Abstract: Pytorch is a deep learning framework used to build AI models that accelerates the path from research prototyping to production deployment. The most recent version of PyTorch, 2.1, boasts some new features around compile, distributed, inference, export and edge. PyTorch also supports inference optimization techniques like memory efficient attention, quantization and pruning which are expected to make the popular generative AI models run efficiently (use less memory and run faster) during inference. By benchmarking popular generative AI models using the latest techniques in PyTorch, we see upto ~8.5x speedup for segment anything and ~5.6x for llama2. In this session we will deep dive into all the new developments and techniques in PyTorch and provide recommendations on how you can accelerate your models using native PyTorch code.

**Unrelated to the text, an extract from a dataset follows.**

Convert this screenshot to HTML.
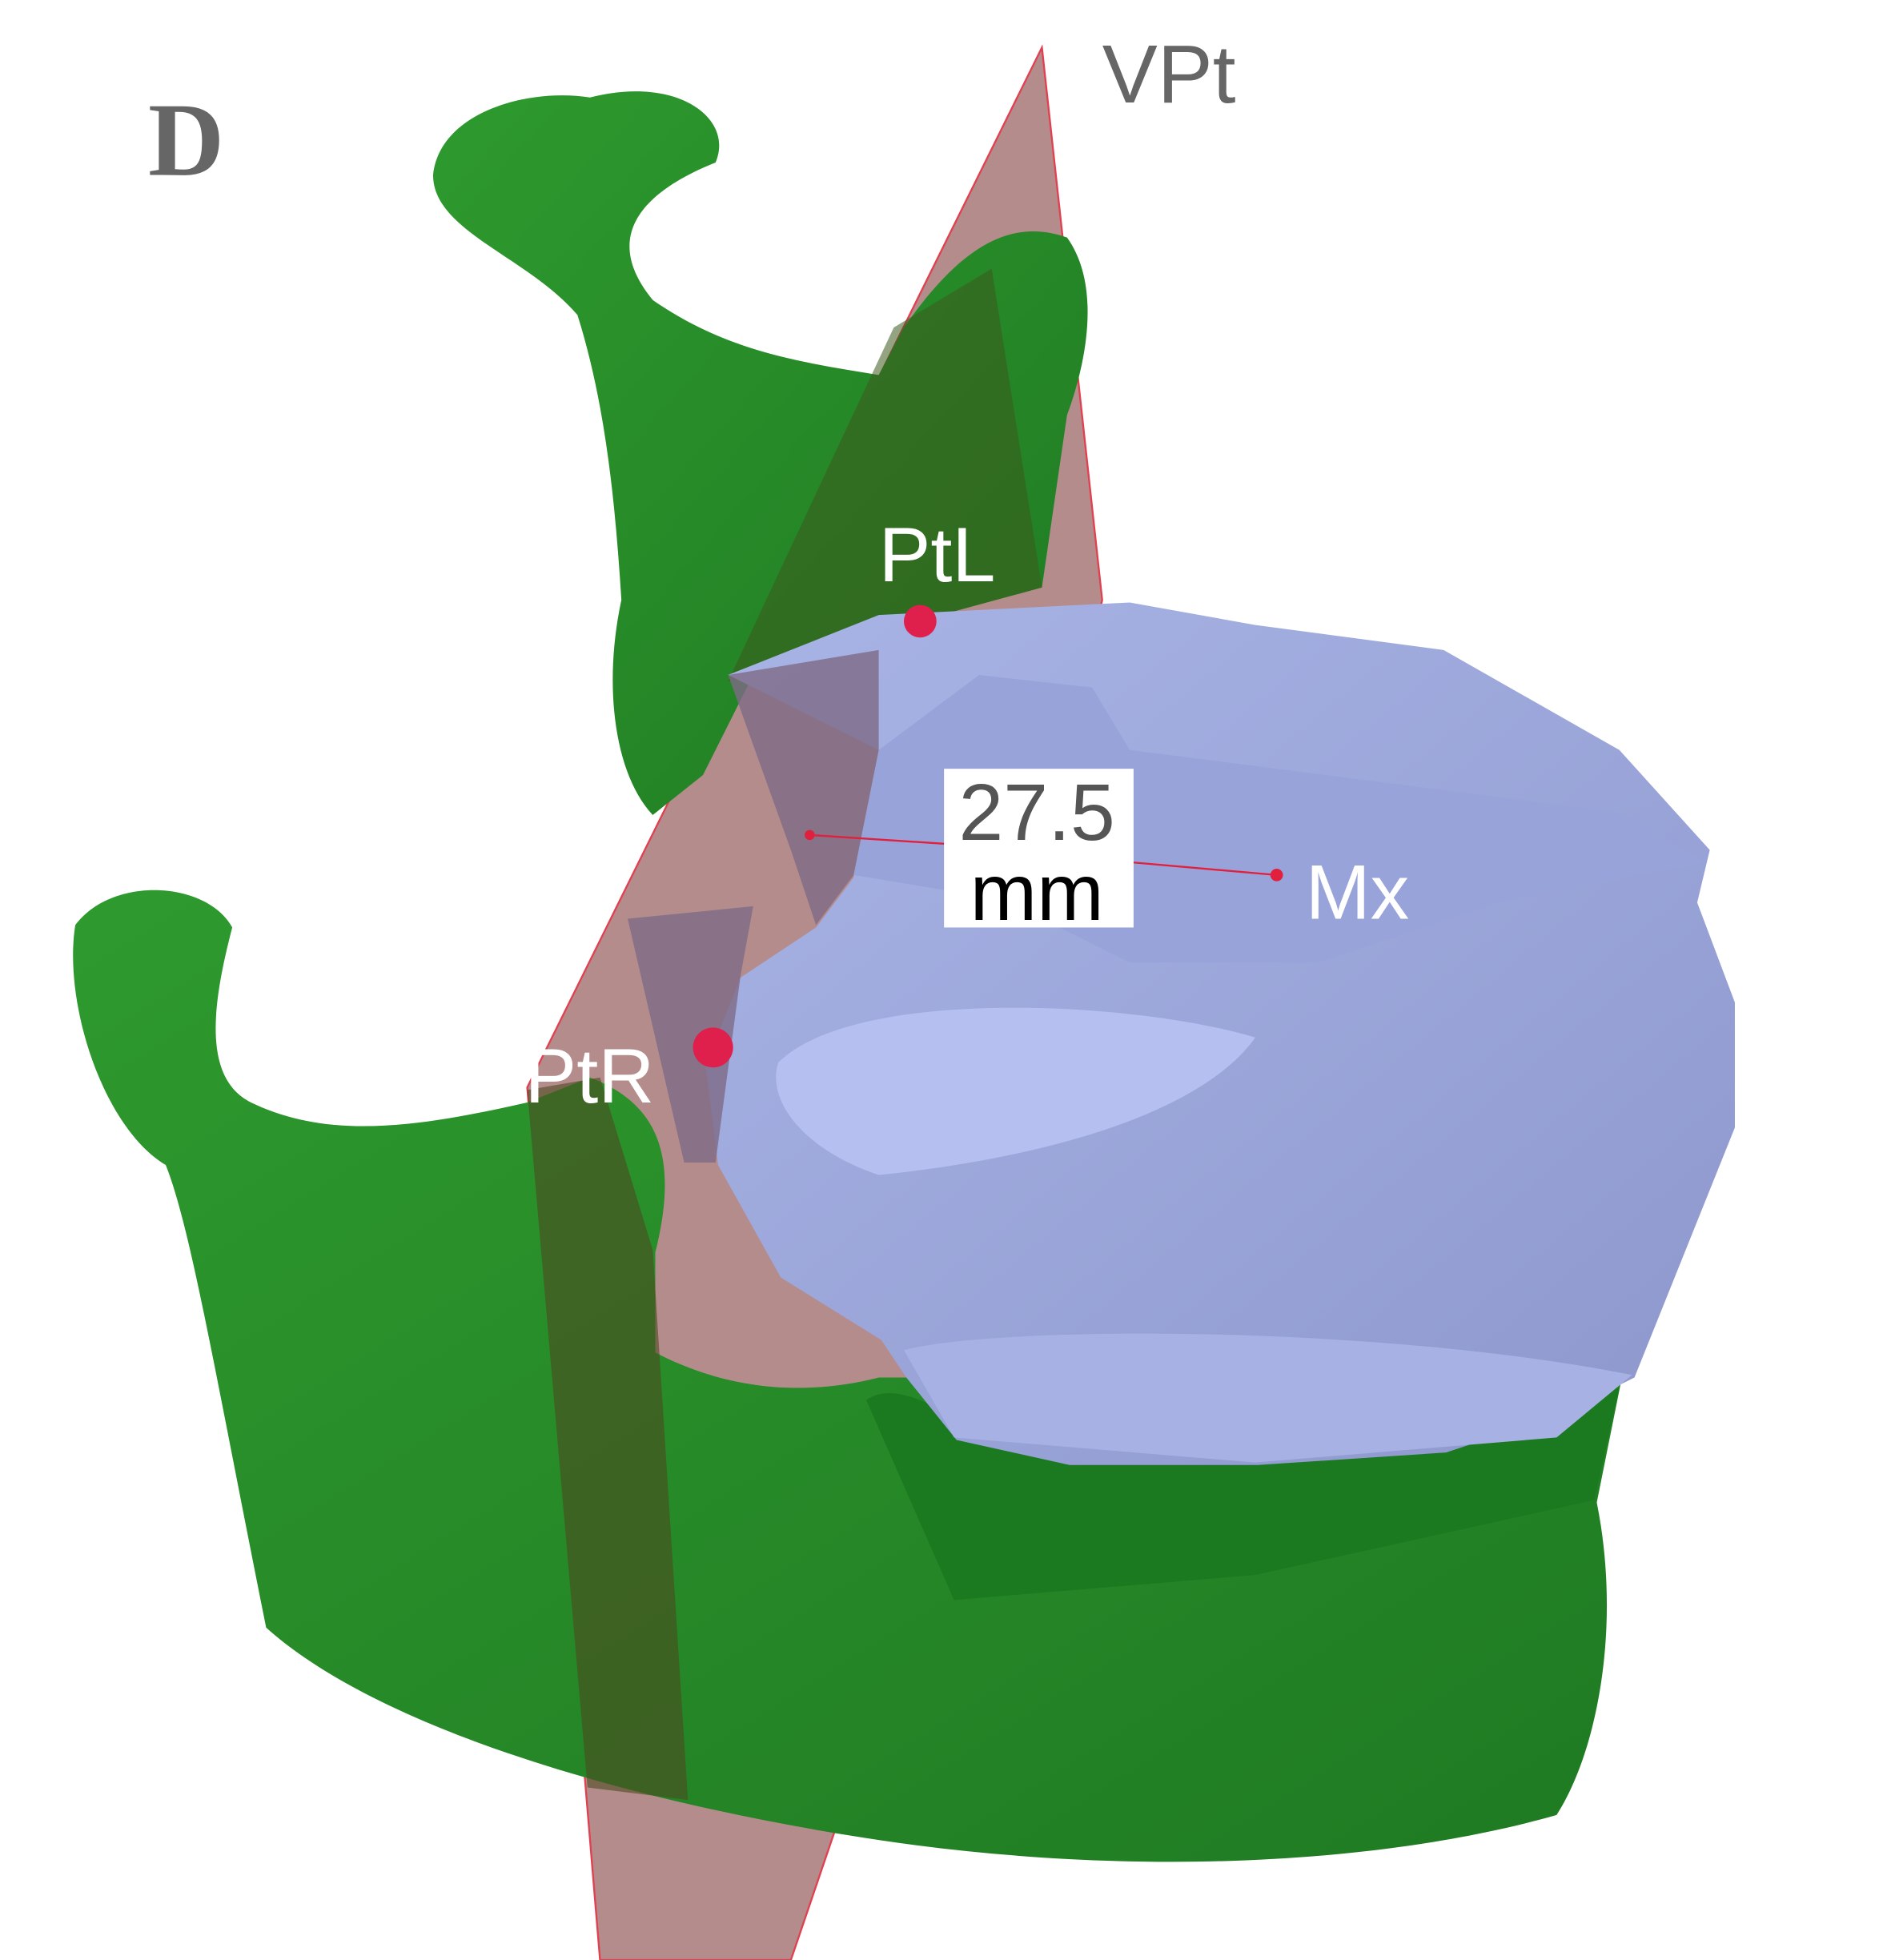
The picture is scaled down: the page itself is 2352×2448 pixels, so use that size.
<!DOCTYPE html>
<html><head><meta charset="utf-8"><style>
html,body{margin:0;padding:0;background:#fff;}
svg{display:block;}
</style></head><body>
<svg width="2352" height="2448" viewBox="0 0 1500 1568" preserveAspectRatio="none" xmlns="http://www.w3.org/2000/svg">
<defs>
<linearGradient id="g" x1="0" y1="0" x2="1" y2="1">
<stop offset="0" stop-color="#2e9a2e"/><stop offset="1" stop-color="#1f7a22"/></linearGradient>
<linearGradient id="b" x1="0" y1="0" x2="1" y2="1">
<stop offset="0" stop-color="#a9b4e6"/><stop offset="1" stop-color="#8d97cc"/></linearGradient>
</defs>
<rect width="1500" height="1568" fill="#fff"/>
<!-- pink plane -->
<polygon points="830,38 878,480 670,1450 630,1568 478,1568 420,870" fill="#b48c8c" stroke="#e04050" stroke-width="1.5"/>
<!-- upper ramus -->
<path d="M345,140 C350,90 420,70 470,78 C540,60 585,95 570,130 C520,150 475,185 520,240 C580,282 640,290 700,300 L720,262 C760,205 800,172 850,190 C880,232 862,300 850,332 L830,470 L720,500 L600,540 L560,620 L520,652 C490,620 480,550 495,480 C490,400 482,322 460,252 C420,205 345,185 345,140Z" fill="url(#g)"/>
<!-- plane overlay on upper ramus -->
<polygon points="712,262 790,215 830,470 720,500 600,540 580,545" fill="#3c5a1e" opacity="0.55"/>
<!-- lower mandible -->
<path d="M60,740 C90,700 165,705 185,742 C170,800 160,862 200,882 C262,912 332,902 420,882 L470,862 C522,882 542,922 522,1002 L522,1082 C560,1102 622,1122 700,1102 L1292,1102 L1272,1202 C1292,1302 1272,1402 1240,1452 C1100,1492 900,1502 700,1472 C500,1442 300,1382 212,1302 C172,1102 152,982 132,932 C82,902 50,802 60,740Z" fill="url(#g)"/>
<!-- lower teeth -->
<path d="M690,1120 C720,1100 760,1140 800,1150 L1290,1110 L1270,1200 L1000,1260 L760,1280 Z" fill="#1b7a1f"/>
<!-- plane band over lower mandible -->
<polygon points="420,872 478,862 520,1000 548,1440 468,1430" fill="#4d4a1f" opacity="0.6"/>
<!-- blue maxilla -->
<path d="M580,540 L700,492 L900,482 L1000,500 L1150,520 L1290,600 L1362,680 L1352,722 L1382,802 L1382,902 L1342,1002 L1302,1102 L1242,1132 L1152,1162 L1002,1172 L852,1172 L762,1152 L722,1102 L702,1072 L622,1022 L572,932 L562,852 L590,782 L650,742 L680,702 L700,600Z" fill="url(#b)"/>
<path d="M700,600 L780,540 L870,550 L900,600 L1290,650 L1360,690 L1200,720 L1050,770 L900,770 L800,720 L680,700Z" fill="#98a3da"/>
<path d="M620,850 C680,790 900,800 1000,830 C950,900 800,930 700,940 C640,920 610,880 620,850Z" fill="#b5bff0"/>
<path d="M720,1080 C800,1060 1100,1060 1300,1100 L1240,1150 L1000,1170 L760,1150Z" fill="#a7b1e4"/>
<!-- purple bits -->
<polygon points="580,540 700,520 700,600 680,700 650,740 630,680" fill="#7e6a86" opacity="0.8"/>
<polygon points="500,735 600,725 590,780 570,930 545,930" fill="#7e6a86" opacity="0.8"/>
<!-- measurement -->
<line x1="645" y1="668" x2="752" y2="675" stroke="#e0203c" stroke-width="1.5"/>
<line x1="903" y1="690" x2="1017" y2="700" stroke="#e0203c" stroke-width="1.5"/>
<circle cx="645" cy="668" r="4" fill="#e0203c"/>
<circle cx="1017" cy="700" r="5" fill="#e0203c"/>
<circle cx="733" cy="497" r="13" fill="#e0204c"/>
<circle cx="568" cy="838" r="16" fill="#e0204c"/>
<rect x="752" y="615" width="151" height="127" fill="#fff"/>
<g font-family="Liberation Sans, sans-serif">
<text x="826" y="672" font-size="64" fill="#555" text-anchor="middle">27.5</text>
<text x="826" y="736" font-size="64" fill="#000" text-anchor="middle">mm</text>
<text x="118" y="140" font-size="84" font-weight="bold" fill="#666" font-family="Liberation Serif, serif">D</text>
<text x="878" y="82" font-size="66" fill="#666">VPt</text>
<text x="700" y="465" font-size="62" fill="#fff">PtL</text>
<text x="418" y="882" font-size="62" fill="#fff">PtR</text>
<text x="1040" y="735" font-size="62" fill="#fff">Mx</text>
</g>
</svg>
</body></html>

Learning objectives: How to leverage PyTorch to accelerate AI models
Bio: Supriya is an Engineering Manager working on PyTorch at Meta. Her team works on architecture optimization techniques like quantization, pruning as well as other core components of PyTorch 2.0 whereby enabling users to run AI models on different HW efficiently using native PyTorch. Prior to Meta, she worked as a software engineer at Nvidia on improving their GPU Architecture and accelerating AI models via TensorRT for inference. Supriya has an MS in CSE from University of Michigan, Ann Arbor and a bachelor's degree from Bits Pilani, India.